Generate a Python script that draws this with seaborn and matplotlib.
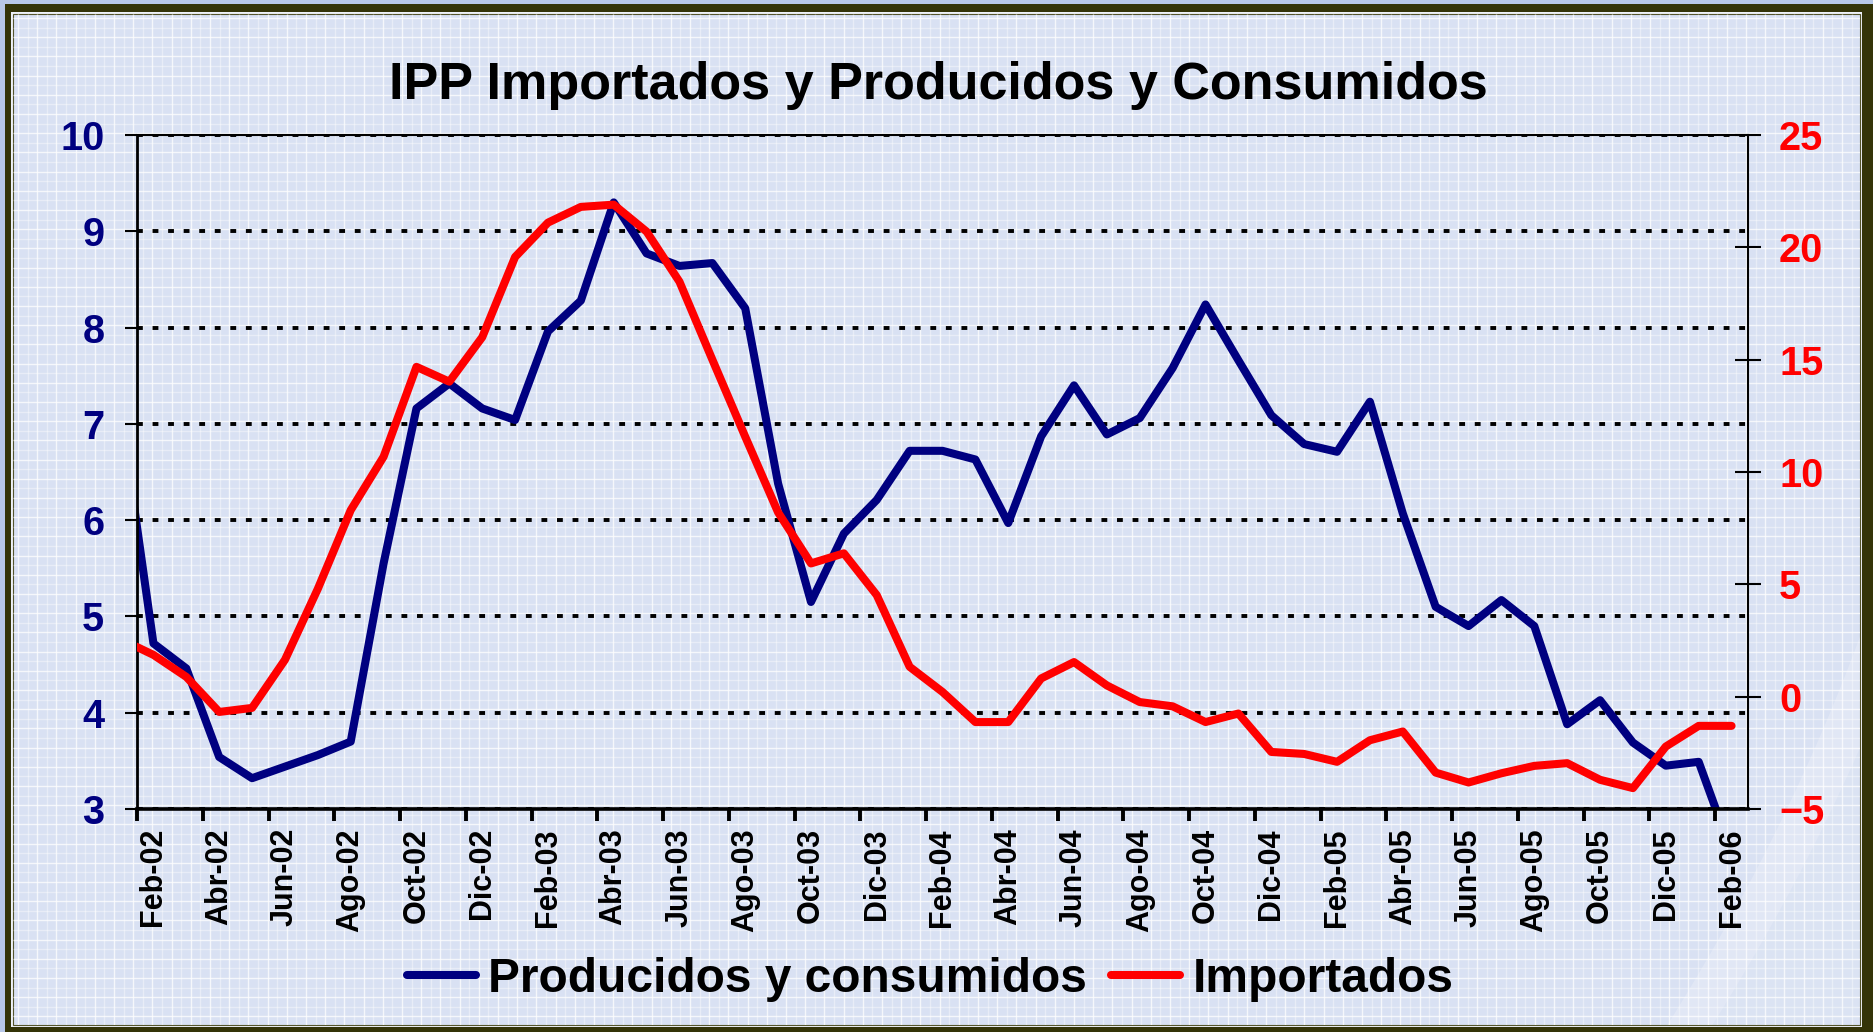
import numpy as np
import matplotlib
matplotlib.use("Agg")
import matplotlib.pyplot as plt
from matplotlib.patches import Rectangle, Polygon
import seaborn as sns

plt.rcParams['font.family'] = ['Liberation Sans', 'DejaVu Sans']
plt.rcParams['font.weight'] = 'bold'

titulo = "IPP Importados y Producidos y Consumidos"
serie_azul = "Producidos y consumidos"
serie_roja = "Importados"

nombres_mes = ["Ene", "Feb", "Mar", "Abr", "May", "Jun", "Jul", "Ago", "Sep", "Oct", "Nov", "Dic"]
# Ene-02 only feeds the piece of line that enters from the left edge
meses = [f"{m}-{a:02d}" for a in range(2, 7) for m in nombres_mes][:50]

etiquetas = ["Feb-02", "Abr-02", "Jun-02", "Ago-02", "Oct-02", "Dic-02",
             "Feb-03", "Abr-03", "Jun-03", "Ago-03", "Oct-03", "Dic-03",
             "Feb-04", "Abr-04", "Jun-04", "Ago-04", "Oct-04", "Dic-04",
             "Feb-05", "Abr-05", "Jun-05", "Ago-05", "Oct-05", "Dic-05",
             "Feb-06"]

# left axis
producidos = [7.14,
              4.72, 4.46, 3.54, 3.32, 3.44, 3.56, 3.70, 5.55, 7.16, 7.42, 7.16,
              7.04, 7.96, 8.28, 9.30, 8.77, 8.64, 8.67, 8.20, 6.38, 5.15, 5.86, 6.21,
              6.72, 6.72, 6.63, 5.97, 6.87, 7.40, 6.89, 7.06, 7.58, 8.24, 7.66, 7.09,
              6.79, 6.71, 7.23, 6.07, 5.10, 4.90, 5.17, 4.90, 3.88, 4.13, 3.69, 3.45,
              3.49, 2.55]
# right axis
importados = [2.56,
              1.86, 0.88, -0.68, -0.50, 1.64, 4.80, 8.30, 10.68, 14.68, 14.02, 16.00,
              19.57, 21.10, 21.80, 21.90, 20.70, 18.47, 15.00, 11.57, 8.20, 5.93, 6.38, 4.52,
              1.33, 0.21, -1.13, -1.13, 0.81, 1.54, 0.50, -0.24, -0.43, -1.13, -0.75, -2.46,
              -2.55, -2.90, -1.94, -1.55, -3.38, -3.82, -3.41, -3.08, -2.96, -3.70, -4.07, -2.22,
              -1.30, -1.30]

W, H = 1873, 1032
fig = plt.figure(figsize=(W / 100, H / 100), dpi=100)
fig.patch.set_facecolor('#b8c8e8')

# background: frame, fine white grid, light swoosh bottom right
bg = fig.add_axes([0, 0, 1, 1], zorder=-10)
bg.set_xlim(0, W)
bg.set_ylim(H, 0)
bg.axis('off')
bg.add_patch(Rectangle((5, 4), W, H, facecolor='#343408', edgecolor='none'))
bg.add_patch(Rectangle((11.5, 12), 1862.5 - 11.5, 1027 - 12, facecolor='#eef1f8', edgecolor='none'))
inner = Rectangle((13.5, 14), 1860.5 - 13.5, 1025 - 14, facecolor='#d9e1f3', edgecolor='#55552a', lw=0.8)
bg.add_patch(inner)
for k, gx in enumerate(np.arange(18, 1860, 9.6)):
    ln = bg.vlines(gx, 14, 1025, color='white', lw=1, alpha=0.75 if k % 2 == 0 else 0.4)
    ln.set_clip_path(inner)
for k, gy in enumerate(np.arange(18, 1025, 9.6)):
    ln = bg.hlines(gy, 13.5, 1860.5, color='white', lw=1, alpha=0.75 if k % 2 == 0 else 0.4)
    ln.set_clip_path(inner)
t = np.linspace(0, 1, 60)
p0, p1, p2 = np.array([1663, 1032]), np.array([1798, 818]), np.array([1873, 600])
curva = ((1 - t) ** 2)[:, None] * p0 + (2 * (1 - t) * t)[:, None] * p1 + (t ** 2)[:, None] * p2
banda = np.vstack([curva, (curva + [45, 0])[::-1]])
sw1 = bg.add_patch(Polygon(banda, closed=True, facecolor='white', alpha=0.22, edgecolor='none'))
sw1.set_clip_path(inner)
resto = np.vstack([curva + [45, 0], [[1873, 1032]]])
sw2 = bg.add_patch(Polygon(resto, closed=True, facecolor='white', alpha=0.08, edgecolor='none'))
sw2.set_clip_path(inner)

# plot area
ax = fig.add_axes([137 / W, 1 - 809 / H, (1748 - 137) / W, (809 - 135) / H])
ax.set_facecolor('none')
x = np.arange(len(meses))
sns.lineplot(x=x, y=producidos, ax=ax, color='#000080', linewidth=5.8, legend=False)
ax2 = ax.twinx()
sns.lineplot(x=x, y=importados, ax=ax2, color='#ff0000', linewidth=5.8, legend=False)
for ln in ax.lines + ax2.lines:
    ln.set_linewidth(5.8)
    ln.set_solid_capstyle('round')
    ln.set_solid_joinstyle('round')

pos_etq = [meses.index(e) for e in etiquetas]
ax.set_xlim(0.5, len(meses) - 0.5)
ax.set_ylim(3, 10)
ax2.set_ylim(-5, 25)
ax.set_xlabel('')
ax.set_ylabel('')
ax2.set_ylabel('')

ax.set_xticks([p - 0.5 for p in pos_etq])
ax.set_xticks(pos_etq, minor=True)
ax.set_xticklabels(etiquetas, minor=True)
ax.tick_params(axis='x', which='major', direction='out', length=8.6, width=2.8,
               color='black', labelbottom=False)
ax.tick_params(axis='x', which='minor', length=0, pad=13.7, labelsize=22,
               labelrotation=90, labelcolor='black')

ax.set_yticks(range(3, 11))
ax.tick_params(axis='y', direction='out', length=9, width=1.5, pad=14.5,
               labelsize=28.5, labelcolor='#000080', color='black')
ax.yaxis.grid(True, color='black', linestyle=(0, (1.5, 2.5)), lw=2.8)
ax.xaxis.grid(False)

ax2.set_yticks(range(-5, 30, 5))
ax2.tick_params(axis='y', direction='inout', length=18.7, width=1.5, pad=13.0,
                labelsize=28.5, labelcolor='#ff0000', color='black')

ax.spines['left'].set_linewidth(2.0)
ax.spines['bottom'].set_linewidth(2.6)
ax.spines['top'].set_linewidth(1.5)
ax.spines['right'].set_visible(False)
for s in ['left', 'top', 'bottom']:
    ax2.spines[s].set_visible(False)
ax2.spines['right'].set_linewidth(1.5)

fig.text(938 / W, 1 - 86 / H, titulo, ha='center', va='center', fontsize=37.5,
         fontweight='bold', color='black')

fig.legend([ax.lines[0], ax2.lines[0]], [serie_azul, serie_roja], loc='center',
           bbox_to_anchor=(930 / W, 1 - 979 / H), ncol=2, frameon=False, fontsize=34.5,
           handlelength=1.45, handletextpad=0.25, columnspacing=0.5)

fig.savefig('out.png', dpi=100, facecolor=fig.get_facecolor())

******************************

• **The task**: Write out the lines from the start of the material to the line with "m in nombres_mes][:50]", inclusive and exactly. Skip the pictures.

• **Full response**:
Generate a Python script that draws this with seaborn and matplotlib.
import numpy as np
import matplotlib
matplotlib.use("Agg")
import matplotlib.pyplot as plt
from matplotlib.patches import Rectangle, Polygon
import seaborn as sns

plt.rcParams['font.family'] = ['Liberation Sans', 'DejaVu Sans']
plt.rcParams['font.weight'] = 'bold'

titulo = "IPP Importados y Producidos y Consumidos"
serie_azul = "Producidos y consumidos"
serie_roja = "Importados"

nombres_mes = ["Ene", "Feb", "Mar", "Abr", "May", "Jun", "Jul", "Ago", "Sep", "Oct", "Nov", "Dic"]
# Ene-02 only feeds the piece of line that enters from the left edge
meses = [f"{m}-{a:02d}" for a in range(2, 7) for m in nombres_mes][:50]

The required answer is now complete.